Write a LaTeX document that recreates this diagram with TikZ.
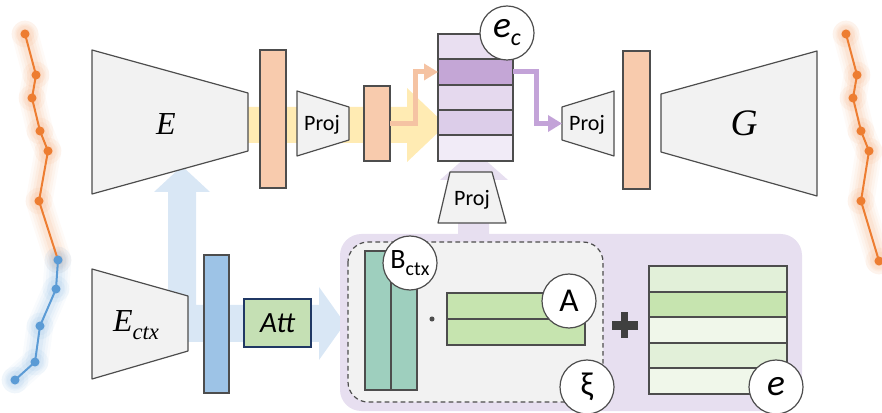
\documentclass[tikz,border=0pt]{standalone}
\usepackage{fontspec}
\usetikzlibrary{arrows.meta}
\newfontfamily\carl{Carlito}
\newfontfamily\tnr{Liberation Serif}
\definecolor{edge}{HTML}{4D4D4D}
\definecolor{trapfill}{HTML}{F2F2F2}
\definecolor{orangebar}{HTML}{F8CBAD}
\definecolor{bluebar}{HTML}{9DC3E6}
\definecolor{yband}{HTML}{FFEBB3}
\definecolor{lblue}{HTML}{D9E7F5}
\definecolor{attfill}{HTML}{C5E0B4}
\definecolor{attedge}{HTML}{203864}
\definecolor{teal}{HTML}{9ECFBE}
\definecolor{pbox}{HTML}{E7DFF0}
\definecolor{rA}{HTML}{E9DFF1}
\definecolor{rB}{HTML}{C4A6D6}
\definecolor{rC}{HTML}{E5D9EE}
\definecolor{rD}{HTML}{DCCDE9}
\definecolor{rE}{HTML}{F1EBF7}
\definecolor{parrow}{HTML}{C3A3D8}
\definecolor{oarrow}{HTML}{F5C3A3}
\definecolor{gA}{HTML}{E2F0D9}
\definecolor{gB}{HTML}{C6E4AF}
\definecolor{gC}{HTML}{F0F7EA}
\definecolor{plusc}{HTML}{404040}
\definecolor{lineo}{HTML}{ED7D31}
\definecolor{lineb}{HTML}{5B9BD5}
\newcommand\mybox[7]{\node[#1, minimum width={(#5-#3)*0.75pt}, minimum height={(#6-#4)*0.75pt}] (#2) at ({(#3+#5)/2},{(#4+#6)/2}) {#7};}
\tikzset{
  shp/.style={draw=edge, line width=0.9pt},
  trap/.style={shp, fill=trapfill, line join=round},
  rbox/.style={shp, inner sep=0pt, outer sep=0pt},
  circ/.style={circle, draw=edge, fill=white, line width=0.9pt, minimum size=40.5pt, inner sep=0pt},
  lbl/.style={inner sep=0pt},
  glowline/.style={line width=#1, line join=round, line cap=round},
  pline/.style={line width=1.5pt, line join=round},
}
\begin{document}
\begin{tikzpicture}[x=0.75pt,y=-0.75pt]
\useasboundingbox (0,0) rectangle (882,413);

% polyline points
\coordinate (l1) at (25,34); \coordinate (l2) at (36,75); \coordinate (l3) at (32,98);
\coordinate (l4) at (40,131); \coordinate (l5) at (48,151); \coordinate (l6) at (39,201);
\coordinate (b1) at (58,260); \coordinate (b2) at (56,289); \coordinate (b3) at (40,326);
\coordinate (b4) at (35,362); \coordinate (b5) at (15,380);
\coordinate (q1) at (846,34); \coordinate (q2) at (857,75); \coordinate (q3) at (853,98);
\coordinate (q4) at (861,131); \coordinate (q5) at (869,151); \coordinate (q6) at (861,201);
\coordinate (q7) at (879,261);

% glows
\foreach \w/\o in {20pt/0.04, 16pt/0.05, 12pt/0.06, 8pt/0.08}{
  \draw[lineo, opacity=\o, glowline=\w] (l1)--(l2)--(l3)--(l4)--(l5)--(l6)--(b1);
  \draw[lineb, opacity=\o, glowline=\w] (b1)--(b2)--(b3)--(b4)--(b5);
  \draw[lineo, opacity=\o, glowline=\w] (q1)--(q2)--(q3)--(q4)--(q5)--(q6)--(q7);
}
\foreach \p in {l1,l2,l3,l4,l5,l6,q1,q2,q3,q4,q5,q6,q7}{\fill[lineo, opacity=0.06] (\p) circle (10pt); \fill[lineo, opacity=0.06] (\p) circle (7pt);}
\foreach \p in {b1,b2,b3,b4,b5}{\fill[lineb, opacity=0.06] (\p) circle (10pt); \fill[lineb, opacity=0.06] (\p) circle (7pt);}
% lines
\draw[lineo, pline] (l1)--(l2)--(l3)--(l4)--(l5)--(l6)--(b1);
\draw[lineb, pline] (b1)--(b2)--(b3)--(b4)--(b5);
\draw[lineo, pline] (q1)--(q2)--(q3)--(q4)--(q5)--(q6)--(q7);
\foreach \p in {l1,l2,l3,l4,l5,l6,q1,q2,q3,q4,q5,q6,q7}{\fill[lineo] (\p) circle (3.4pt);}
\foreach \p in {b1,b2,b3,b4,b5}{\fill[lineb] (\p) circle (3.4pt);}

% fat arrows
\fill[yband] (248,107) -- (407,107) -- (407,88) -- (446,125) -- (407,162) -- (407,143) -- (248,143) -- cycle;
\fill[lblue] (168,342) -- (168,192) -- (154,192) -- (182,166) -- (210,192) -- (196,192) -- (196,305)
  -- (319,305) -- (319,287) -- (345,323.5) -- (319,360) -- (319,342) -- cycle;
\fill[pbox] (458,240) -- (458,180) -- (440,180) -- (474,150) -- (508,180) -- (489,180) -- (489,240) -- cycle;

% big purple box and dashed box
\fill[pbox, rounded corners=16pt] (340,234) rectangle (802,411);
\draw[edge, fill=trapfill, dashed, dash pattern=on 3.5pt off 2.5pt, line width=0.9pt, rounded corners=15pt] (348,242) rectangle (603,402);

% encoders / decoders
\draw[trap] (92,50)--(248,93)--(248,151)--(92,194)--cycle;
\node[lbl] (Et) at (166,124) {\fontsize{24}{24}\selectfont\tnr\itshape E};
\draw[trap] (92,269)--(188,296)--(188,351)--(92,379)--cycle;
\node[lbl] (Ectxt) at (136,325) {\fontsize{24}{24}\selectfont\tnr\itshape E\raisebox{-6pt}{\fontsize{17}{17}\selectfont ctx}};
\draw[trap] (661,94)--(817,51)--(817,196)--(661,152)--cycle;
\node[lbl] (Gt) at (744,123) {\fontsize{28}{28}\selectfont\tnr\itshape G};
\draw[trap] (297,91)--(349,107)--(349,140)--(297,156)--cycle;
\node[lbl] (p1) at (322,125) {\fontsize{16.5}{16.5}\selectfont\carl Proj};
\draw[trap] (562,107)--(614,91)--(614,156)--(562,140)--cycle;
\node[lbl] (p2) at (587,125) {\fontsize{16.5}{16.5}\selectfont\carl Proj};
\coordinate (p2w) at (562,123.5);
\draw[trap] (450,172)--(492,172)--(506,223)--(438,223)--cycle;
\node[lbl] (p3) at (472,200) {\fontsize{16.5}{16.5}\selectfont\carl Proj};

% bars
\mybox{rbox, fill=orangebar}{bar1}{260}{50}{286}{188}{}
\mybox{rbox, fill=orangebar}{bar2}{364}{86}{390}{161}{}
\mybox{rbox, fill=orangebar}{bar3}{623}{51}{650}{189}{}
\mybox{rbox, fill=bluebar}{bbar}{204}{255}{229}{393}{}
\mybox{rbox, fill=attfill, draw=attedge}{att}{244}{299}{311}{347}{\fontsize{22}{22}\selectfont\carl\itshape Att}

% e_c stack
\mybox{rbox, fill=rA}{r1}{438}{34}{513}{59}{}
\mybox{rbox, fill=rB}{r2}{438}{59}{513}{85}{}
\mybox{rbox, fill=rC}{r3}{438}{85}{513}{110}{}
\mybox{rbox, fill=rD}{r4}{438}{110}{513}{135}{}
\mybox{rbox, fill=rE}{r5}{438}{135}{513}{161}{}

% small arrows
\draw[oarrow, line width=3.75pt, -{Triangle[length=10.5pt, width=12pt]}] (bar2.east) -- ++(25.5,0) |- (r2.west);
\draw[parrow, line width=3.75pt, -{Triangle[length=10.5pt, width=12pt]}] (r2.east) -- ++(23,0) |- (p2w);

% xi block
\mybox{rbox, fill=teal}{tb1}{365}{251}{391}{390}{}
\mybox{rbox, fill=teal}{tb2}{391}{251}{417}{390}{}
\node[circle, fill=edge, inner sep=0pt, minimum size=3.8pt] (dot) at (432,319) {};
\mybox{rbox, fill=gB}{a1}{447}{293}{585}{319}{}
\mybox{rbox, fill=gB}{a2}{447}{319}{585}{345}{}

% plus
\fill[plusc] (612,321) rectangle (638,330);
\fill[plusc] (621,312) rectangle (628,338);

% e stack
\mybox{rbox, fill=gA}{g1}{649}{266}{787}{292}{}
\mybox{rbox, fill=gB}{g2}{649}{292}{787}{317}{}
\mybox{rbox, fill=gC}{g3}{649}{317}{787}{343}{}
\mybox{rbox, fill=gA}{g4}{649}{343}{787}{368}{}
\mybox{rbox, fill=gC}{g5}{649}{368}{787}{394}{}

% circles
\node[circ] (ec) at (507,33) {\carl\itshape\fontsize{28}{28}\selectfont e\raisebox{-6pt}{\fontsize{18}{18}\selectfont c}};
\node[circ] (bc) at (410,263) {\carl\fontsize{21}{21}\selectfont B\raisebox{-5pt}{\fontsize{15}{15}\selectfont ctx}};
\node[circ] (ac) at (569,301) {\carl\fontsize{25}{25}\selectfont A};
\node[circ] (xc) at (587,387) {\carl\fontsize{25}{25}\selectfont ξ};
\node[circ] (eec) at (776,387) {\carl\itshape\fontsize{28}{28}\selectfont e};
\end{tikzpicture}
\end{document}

:::::

Description of the task
Please restate the material above line by line, exactly, beginning at its first line and ending with the line that contains "(q7) at (879,261);", without any pictures.

Finished exercise
Write a LaTeX document that recreates this diagram with TikZ.
\documentclass[tikz,border=0pt]{standalone}
\usepackage{fontspec}
\usetikzlibrary{arrows.meta}
\newfontfamily\carl{Carlito}
\newfontfamily\tnr{Liberation Serif}
\definecolor{edge}{HTML}{4D4D4D}
\definecolor{trapfill}{HTML}{F2F2F2}
\definecolor{orangebar}{HTML}{F8CBAD}
\definecolor{bluebar}{HTML}{9DC3E6}
\definecolor{yband}{HTML}{FFEBB3}
\definecolor{lblue}{HTML}{D9E7F5}
\definecolor{attfill}{HTML}{C5E0B4}
\definecolor{attedge}{HTML}{203864}
\definecolor{teal}{HTML}{9ECFBE}
\definecolor{pbox}{HTML}{E7DFF0}
\definecolor{rA}{HTML}{E9DFF1}
\definecolor{rB}{HTML}{C4A6D6}
\definecolor{rC}{HTML}{E5D9EE}
\definecolor{rD}{HTML}{DCCDE9}
\definecolor{rE}{HTML}{F1EBF7}
\definecolor{parrow}{HTML}{C3A3D8}
\definecolor{oarrow}{HTML}{F5C3A3}
\definecolor{gA}{HTML}{E2F0D9}
\definecolor{gB}{HTML}{C6E4AF}
\definecolor{gC}{HTML}{F0F7EA}
\definecolor{plusc}{HTML}{404040}
\definecolor{lineo}{HTML}{ED7D31}
\definecolor{lineb}{HTML}{5B9BD5}
\newcommand\mybox[7]{\node[#1, minimum width={(#5-#3)*0.75pt}, minimum height={(#6-#4)*0.75pt}] (#2) at ({(#3+#5)/2},{(#4+#6)/2}) {#7};}
\tikzset{
  shp/.style={draw=edge, line width=0.9pt},
  trap/.style={shp, fill=trapfill, line join=round},
  rbox/.style={shp, inner sep=0pt, outer sep=0pt},
  circ/.style={circle, draw=edge, fill=white, line width=0.9pt, minimum size=40.5pt, inner sep=0pt},
  lbl/.style={inner sep=0pt},
  glowline/.style={line width=#1, line join=round, line cap=round},
  pline/.style={line width=1.5pt, line join=round},
}
\begin{document}
\begin{tikzpicture}[x=0.75pt,y=-0.75pt]
\useasboundingbox (0,0) rectangle (882,413);

% polyline points
\coordinate (l1) at (25,34); \coordinate (l2) at (36,75); \coordinate (l3) at (32,98);
\coordinate (l4) at (40,131); \coordinate (l5) at (48,151); \coordinate (l6) at (39,201);
\coordinate (b1) at (58,260); \coordinate (b2) at (56,289); \coordinate (b3) at (40,326);
\coordinate (b4) at (35,362); \coordinate (b5) at (15,380);
\coordinate (q1) at (846,34); \coordinate (q2) at (857,75); \coordinate (q3) at (853,98);
\coordinate (q4) at (861,131); \coordinate (q5) at (869,151); \coordinate (q6) at (861,201);
\coordinate (q7) at (879,261);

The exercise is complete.